(Bloomberg) -- Hours after House Republicans jubilantly passed their tax bill, their colleagues on the Senate Finance Committee approved a far different version -- one that postpones difficult questions as lawmakers rush to refashion much of the U.S. economy on a tight timeline.
The Senate plan’s most pronounced differences from the House bill include provisions to delay a corporate tax-rate cut by one year and to make various individual tax breaks expire by 2026. Thanks to an 11th hour change in the Senate Finance panel, the two plans would both create new limits on the carried-interest tax break that benefits investment managers.
The GOP’s sternest challenges may arise from other provisions. Early opposition among Senate Republicans has emerged over the tax treatment of partnerships and other pass-throughs, the repeal of the Obamacare individual mandate and the potential deficit implications of the plan. Questions abound regarding international tax measures.
For Republican leaders, each such dispute represents a loose thread -- if any one is pulled too hard, the entire tax package could unravel.
The four-day long Senate Finance Committee markup, which lasted almost 12 hours on Thursday, was filled with heated exchanges. Democrats fumed about what they described as an unusually speedy and secretive process, while Chairman Orrin Hatch called Democrats’ efforts to use the amendment process to attack the legislation “a charade.”
Tensions boiled over Thursday night as Democratic Senator Sherrod Brown of Ohio said the GOP just stood for tax cuts for the rich. Hatch responded: “This bullcrap you guys throw out here really gets old after a while.” Then, as a vote was being recorded on an amendment Democrats sought, Hatch said he forgot to say “nay” because he was so mad. The amendment -- like many others Democrats offered -- was defeated on a party-line vote.
Senator Ron Wyden of Oregon, the panel’s top Democrat, slammed the process, saying Republicans were offering up “one partisan provision after another, when we’ve been kept in the dark” by the majority.
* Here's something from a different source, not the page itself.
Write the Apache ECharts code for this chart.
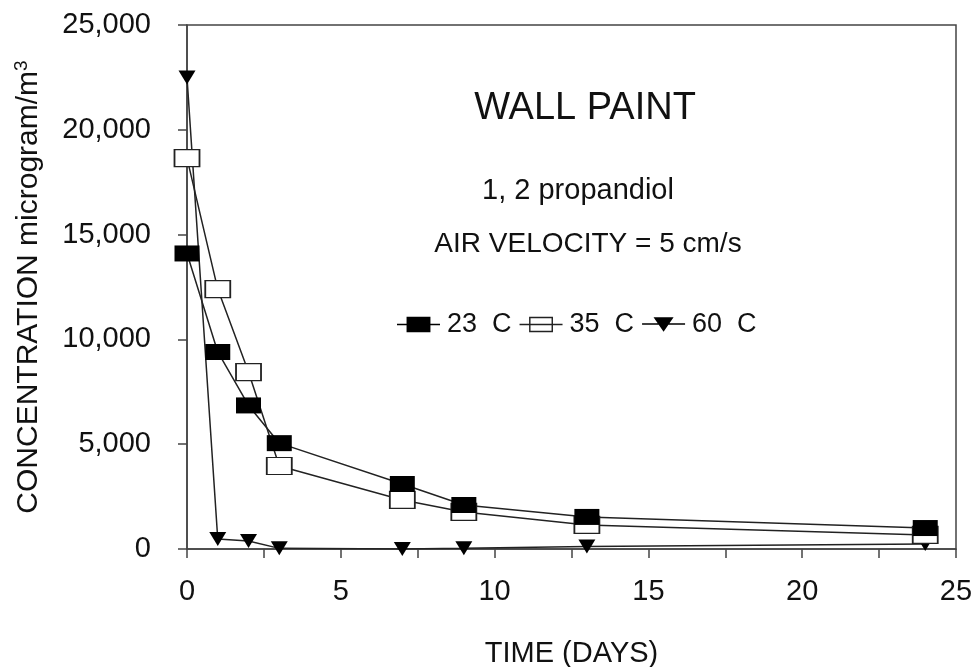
<!DOCTYPE html>
<html>
<head>
  <meta charset="UTF-8">
  <title>Wall paint</title>
  <script src="https://cdn.jsdelivr.net/npm/echarts@6/dist/echarts.min.js"></script>
  <style>
    html, body { margin: 0; background: #fff; }
    #main { width: 974px; height: 667px; }
  </style>
</head>
<body>
<div id="main"></div>
<script>
  // days and concentrations
  var days = [0, 1, 2, 3, 7, 9, 13, 24];
  var c23 = [14100, 9400, 6850, 5050, 3100, 2100, 1530, 1000];
  var c35 = [18650, 12400, 8440, 3960, 2340, 1770, 1150, 670];
  var c60 = [22500, 480, 380, 30, 0, 30, 120, 240];
  var yTicks = ['0', '5,000', '10,000', '15,000', '20,000', '25,000'];

  var font = 'Liberation Sans, Arial, sans-serif';
  var ink = '#111';

  // legend icons: line with marker in the middle
  var iconFilled = 'path://M0,7.25H10V0H35V7.25H45V8.75H35V16H10V8.75H0Z';
  var iconOpen = 'path://M0,7.25H45V8.75H0Z M10,0H35V16H10Z M11.5,1.5V14.5H33.5V1.5Z';
  var iconTri = 'path://M0,7.25H45V8.75H0Z M12,1H33L22.5,16Z';

  function pairs(ys) {
    return days.map(function (d, i) { return [d, ys[i]]; });
  }

  echarts.init(document.getElementById('main')).setOption({
    backgroundColor: '#fff',
    animation: false,
    textStyle: { fontFamily: font, color: ink },
    grid: {
      left: 187, right: 18, top: 25, bottom: 118,
      outerBoundsMode: 'none', containLabel: false,
      show: true, borderColor: '#444', borderWidth: 1.5
    },
    title: [
      { text: 'WALL PAINT', left: 580, top: 85, textAlign: 'center',
        textStyle: { fontSize: 38, fontWeight: 'normal', color: ink, fontFamily: font } },
      { text: '1, 2 propandiol', left: 573, top: 171, textAlign: 'center',
        textStyle: { fontSize: 29, fontWeight: 'normal', color: ink, fontFamily: font } },
      { text: 'AIR VELOCITY = 5 cm/s', left: 583, top: 225, textAlign: 'center',
        textStyle: { fontSize: 28, fontWeight: 'normal', color: ink, fontFamily: font } }
    ],
    legend: {
      left: 392, top: 306,
      itemWidth: 43, itemHeight: 16, itemGap: 8,
      textStyle: { fontSize: 27, color: ink, fontFamily: font, padding: [0, 0, 0, 2] },
      data: [
        { name: '23  C', icon: iconFilled, itemStyle: { color: '#000', borderWidth: 0 } },
        { name: '35  C', icon: iconOpen, itemStyle: { color: '#222', borderWidth: 0 } },
        { name: '60  C', icon: iconTri, itemStyle: { color: '#000', borderWidth: 0 } }
      ]
    },
    xAxis: {
      type: 'value', min: 0, max: 25, interval: 2.5,
      name: 'TIME (DAYS)', nameLocation: 'middle', nameGap: 90,
      nameTextStyle: { fontSize: 29, color: ink, fontFamily: font },
      axisLine: { onZero: false, lineStyle: { color: '#444', width: 1.5 } },
      axisTick: { inside: false, length: 9, lineStyle: { color: '#444', width: 1.5 } },
      axisLabel: {
        fontSize: 29, color: ink, margin: 28,
        formatter: function (v) { return v % 5 === 0 ? String(v) : ''; }
      },
      splitLine: { show: false }
    },
    yAxis: {
      type: 'value', min: 0, max: 25000, interval: 5000,
      name: 'CONCENTRATION microgram/m{sup|3}', nameLocation: 'middle', nameGap: 141,
      nameTextStyle: {
        fontSize: 30, color: ink, fontFamily: font,
        rich: { sup: { fontSize: 19, verticalAlign: 'top', padding: [0, 0, 15, 0], color: ink, fontFamily: font } }
      },
      axisLine: { show: true, lineStyle: { color: '#444', width: 1.5 } },
      axisTick: { show: true, inside: false, length: 9, lineStyle: { color: '#444', width: 1.5 } },
      axisLabel: {
        fontSize: 29, color: ink, margin: 36,
        formatter: function (v) { return yTicks[v / 5000]; }
      },
      splitLine: { show: false }
    },
    series: [
      {
        name: '60  C', type: 'line', data: pairs(c60), z: 2,
        symbol: 'triangle', symbolRotate: 180, symbolSize: [17, 14],
        lineStyle: { color: '#222', width: 1.5 },
        itemStyle: { color: '#000', borderWidth: 0 }
      },
      {
        name: '35  C', type: 'line', data: pairs(c35), z: 3,
        symbol: 'rect', symbolSize: [25, 17],
        lineStyle: { color: '#222', width: 1.5 },
        itemStyle: { color: '#fff', borderColor: '#222', borderWidth: 1.5 }
      },
      {
        name: '23  C', type: 'line', data: pairs(c23), z: 4,
        symbol: 'rect', symbolSize: [25, 16],
        lineStyle: { color: '#222', width: 1.5 },
        itemStyle: { color: '#000', borderWidth: 0 }
      }
    ]
  });
</script>
</body>
</html>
The rancor reinforced what many had already anticipated -- that the GOP tax plan is unlikely to get any Democratic senators on board. That makes it crucial for Senate Republicans -- who control only 52 votes in the chamber -- to lose no more than two members. Under budget rules that Republican leaders plan to use to fast-track their bill past Democratic objections, the tax bill’s revenue cost must stay under $1.5 trillion, and it can’t add to the long-term deficit.
‘Work to Do’
The legislation is likely to change on the Senate floor to address Republican members’ concerns. Senator Ron Johnson of Wisconsin has come out against the package as is, complaining that it unacceptably disadvantages pass-through entities relative to corporations. During the Finance panel’s markup of the plan, Senate Majority Whip John Cornyn said Republicans “still have quite a bit of work to do” to ensure pass-throughs are properly addressed in the legislation.
Senators Bob Corker of Tennessee, Jeff Flake of Arizona and James Lankford of Oklahoma have said they don’t want tax cuts to add to the deficit. Senator Rand Paul of Kentucky has demanded no middle class tax hikes for “every American,” a high bar the plan doesn’t meet, according to many recent independent analyses.
The proposal would lead to a 13% tax hike on Americans making between $20,000 and $30,000 per year by 2021, according to a study released Thursday by the Joint Committee on Taxation. After that year, that income group would continue to see a tax increase -- rising to a 25% hike by 2027, JCT said.
Senators Susan Collins of Maine and Lisa Murkowski of Alaska have said it’s a mistake to include repeal of the Obamacare individual mandate in the tax bill, fearing that would disrupt the health-care system.
How Senate GOP leaders will bridge those concerns remains a mystery. The GOP’s narrow vote margin in the chamber scuttled efforts to repeal Obamacare earlier this year. But the tax effort represents the party’s last best chance to go home for Christmas with a major legislative achievement during President Donald Trump’s first year in office.
State Tax Break
Even if the GOP can get 50 Republican senators on board, it also has to get 218 representatives to support the final plan. As it stands, the House bill has key differences from the Senate version.
One major sticking point will be individuals’ state and local tax deductions -- the Senate bill ends them entirely, while the House bill allows as much as $10,000 in deductible property taxes. The House version’s compromise was critical to winning the votes of lawmakers in high-tax districts such as New Jersey’s Tom MacArthur, Virginia’s Barbara Comstock, New York’s Tom Reed and Pennsylvania’s Ryan Costello.
The Senate has no Republicans who represent the states most dependent on SALT -- New York, New Jersey, California and Illinois -- and its tax writers are relying on fully repealing the tax break to raise revenue to comply with Senate rules. But that could mean jeopardizing the legislation when it returns to the House. Comstock and Costello -- who are top Democratic targets in the 2018 elections -- both described their “yes” votes on Thursday as intended to advance the process, and wouldn’t commit to backing the final bill.
“We’re going to continue to work on it,” Comstock said. “Legislation is a process. It always is.”